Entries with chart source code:

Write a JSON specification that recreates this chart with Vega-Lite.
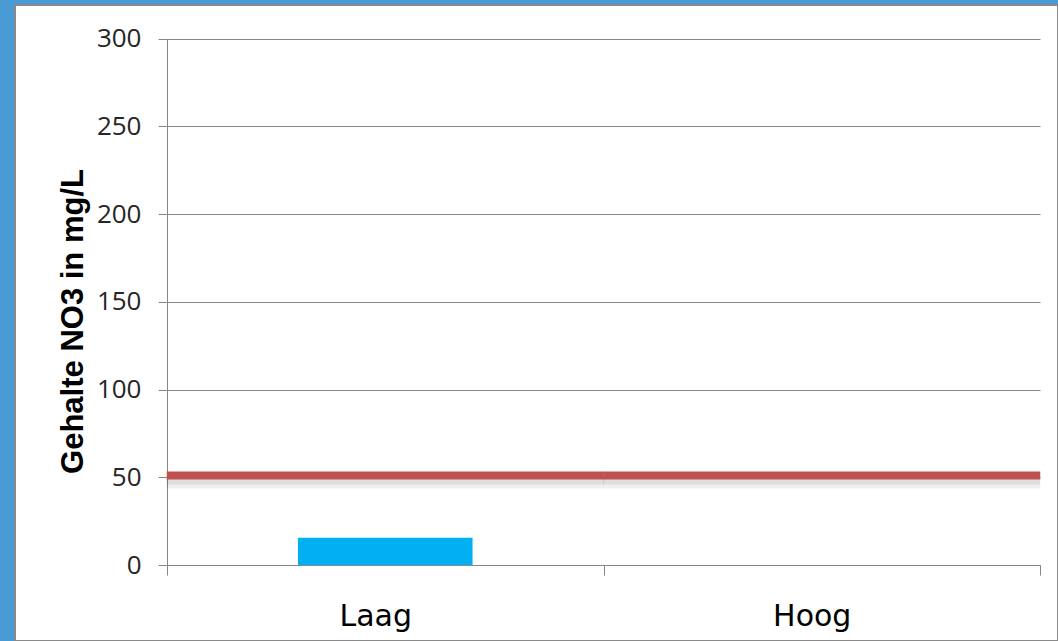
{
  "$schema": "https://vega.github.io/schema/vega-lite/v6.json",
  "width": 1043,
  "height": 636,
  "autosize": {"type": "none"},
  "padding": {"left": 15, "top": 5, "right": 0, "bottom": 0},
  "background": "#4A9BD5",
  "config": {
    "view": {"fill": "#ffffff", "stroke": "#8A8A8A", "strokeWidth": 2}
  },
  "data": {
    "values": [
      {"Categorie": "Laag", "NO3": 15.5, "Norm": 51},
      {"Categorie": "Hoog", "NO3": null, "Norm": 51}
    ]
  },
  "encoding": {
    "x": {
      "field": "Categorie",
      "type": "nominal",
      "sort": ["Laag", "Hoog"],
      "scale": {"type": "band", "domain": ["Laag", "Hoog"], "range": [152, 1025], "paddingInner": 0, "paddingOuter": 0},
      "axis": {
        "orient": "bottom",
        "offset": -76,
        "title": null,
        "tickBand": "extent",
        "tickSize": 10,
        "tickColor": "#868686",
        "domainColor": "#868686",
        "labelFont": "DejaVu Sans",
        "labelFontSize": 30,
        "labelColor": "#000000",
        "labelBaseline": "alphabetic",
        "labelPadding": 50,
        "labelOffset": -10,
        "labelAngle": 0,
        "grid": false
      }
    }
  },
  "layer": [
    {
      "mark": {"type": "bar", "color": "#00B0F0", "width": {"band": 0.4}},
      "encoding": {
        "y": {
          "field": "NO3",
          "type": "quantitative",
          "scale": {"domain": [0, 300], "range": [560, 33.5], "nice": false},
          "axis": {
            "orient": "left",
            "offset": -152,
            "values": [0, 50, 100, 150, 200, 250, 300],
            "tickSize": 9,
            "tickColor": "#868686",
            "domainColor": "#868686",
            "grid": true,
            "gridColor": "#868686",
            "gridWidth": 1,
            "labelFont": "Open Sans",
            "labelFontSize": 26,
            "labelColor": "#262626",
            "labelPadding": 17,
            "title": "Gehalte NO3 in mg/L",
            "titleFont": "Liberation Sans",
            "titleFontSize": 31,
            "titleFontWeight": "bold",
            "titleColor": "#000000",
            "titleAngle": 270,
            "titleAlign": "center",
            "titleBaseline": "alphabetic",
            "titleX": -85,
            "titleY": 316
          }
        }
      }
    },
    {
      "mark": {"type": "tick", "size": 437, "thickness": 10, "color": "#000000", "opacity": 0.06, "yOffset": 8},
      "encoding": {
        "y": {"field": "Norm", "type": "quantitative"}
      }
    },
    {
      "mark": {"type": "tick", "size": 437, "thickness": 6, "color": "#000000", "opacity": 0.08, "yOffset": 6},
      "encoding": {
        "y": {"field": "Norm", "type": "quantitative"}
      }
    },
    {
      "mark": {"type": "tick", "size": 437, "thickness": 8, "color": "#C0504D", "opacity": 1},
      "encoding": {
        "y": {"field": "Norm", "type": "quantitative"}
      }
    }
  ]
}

--

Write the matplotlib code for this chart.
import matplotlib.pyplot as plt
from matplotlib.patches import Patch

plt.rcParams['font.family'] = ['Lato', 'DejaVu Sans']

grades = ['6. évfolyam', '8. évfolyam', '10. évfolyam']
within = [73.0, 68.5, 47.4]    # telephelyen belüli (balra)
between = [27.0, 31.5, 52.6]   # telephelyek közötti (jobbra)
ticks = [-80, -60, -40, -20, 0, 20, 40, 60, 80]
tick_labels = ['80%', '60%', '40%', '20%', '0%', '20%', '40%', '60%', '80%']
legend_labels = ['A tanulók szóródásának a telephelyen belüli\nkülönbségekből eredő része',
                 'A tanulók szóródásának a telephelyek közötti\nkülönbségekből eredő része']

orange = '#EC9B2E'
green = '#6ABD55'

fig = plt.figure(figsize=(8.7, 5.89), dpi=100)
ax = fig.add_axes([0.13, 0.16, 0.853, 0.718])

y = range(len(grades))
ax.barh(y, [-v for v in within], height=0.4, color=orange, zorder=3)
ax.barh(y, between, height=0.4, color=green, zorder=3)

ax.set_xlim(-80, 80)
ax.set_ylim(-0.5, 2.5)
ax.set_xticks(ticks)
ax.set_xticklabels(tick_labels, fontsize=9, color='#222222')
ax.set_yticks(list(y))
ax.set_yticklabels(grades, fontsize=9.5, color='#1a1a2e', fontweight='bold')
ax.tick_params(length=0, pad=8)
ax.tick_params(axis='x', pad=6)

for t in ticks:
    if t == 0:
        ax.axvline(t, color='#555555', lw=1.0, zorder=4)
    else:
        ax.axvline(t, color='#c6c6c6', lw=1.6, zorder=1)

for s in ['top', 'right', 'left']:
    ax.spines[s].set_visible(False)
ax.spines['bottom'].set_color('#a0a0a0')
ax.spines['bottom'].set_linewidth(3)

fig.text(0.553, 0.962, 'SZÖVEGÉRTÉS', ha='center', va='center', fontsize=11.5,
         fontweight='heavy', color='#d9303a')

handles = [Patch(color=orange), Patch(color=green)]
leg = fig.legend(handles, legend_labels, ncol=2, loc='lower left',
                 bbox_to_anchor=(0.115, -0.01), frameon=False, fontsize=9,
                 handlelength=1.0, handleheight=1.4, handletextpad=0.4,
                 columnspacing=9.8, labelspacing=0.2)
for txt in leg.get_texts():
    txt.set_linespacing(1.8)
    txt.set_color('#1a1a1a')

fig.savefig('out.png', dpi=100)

■ The task
Using the data above, extract exactly the lines from the one that holds "Write the matplotlib code for this chart." to the one that holds "fontweight='heavy', color='#d9303a')", both ends included, and no others.

■ Task result
Write the matplotlib code for this chart.
import matplotlib.pyplot as plt
from matplotlib.patches import Patch

plt.rcParams['font.family'] = ['Lato', 'DejaVu Sans']

grades = ['6. évfolyam', '8. évfolyam', '10. évfolyam']
within = [73.0, 68.5, 47.4]    # telephelyen belüli (balra)
between = [27.0, 31.5, 52.6]   # telephelyek közötti (jobbra)
ticks = [-80, -60, -40, -20, 0, 20, 40, 60, 80]
tick_labels = ['80%', '60%', '40%', '20%', '0%', '20%', '40%', '60%', '80%']
legend_labels = ['A tanulók szóródásának a telephelyen belüli\nkülönbségekből eredő része',
                 'A tanulók szóródásának a telephelyek közötti\nkülönbségekből eredő része']

orange = '#EC9B2E'
green = '#6ABD55'

fig = plt.figure(figsize=(8.7, 5.89), dpi=100)
ax = fig.add_axes([0.13, 0.16, 0.853, 0.718])

y = range(len(grades))
ax.barh(y, [-v for v in within], height=0.4, color=orange, zorder=3)
ax.barh(y, between, height=0.4, color=green, zorder=3)

ax.set_xlim(-80, 80)
ax.set_ylim(-0.5, 2.5)
ax.set_xticks(ticks)
ax.set_xticklabels(tick_labels, fontsize=9, color='#222222')
ax.set_yticks(list(y))
ax.set_yticklabels(grades, fontsize=9.5, color='#1a1a2e', fontweight='bold')
ax.tick_params(length=0, pad=8)
ax.tick_params(axis='x', pad=6)

for t in ticks:
    if t == 0:
        ax.axvline(t, color='#555555', lw=1.0, zorder=4)
    else:
        ax.axvline(t, color='#c6c6c6', lw=1.6, zorder=1)

for s in ['top', 'right', 'left']:
    ax.spines[s].set_visible(False)
ax.spines['bottom'].set_color('#a0a0a0')
ax.spines['bottom'].set_linewidth(3)

fig.text(0.553, 0.962, 'SZÖVEGÉRTÉS', ha='center', va='center', fontsize=11.5,
         fontweight='heavy', color='#d9303a')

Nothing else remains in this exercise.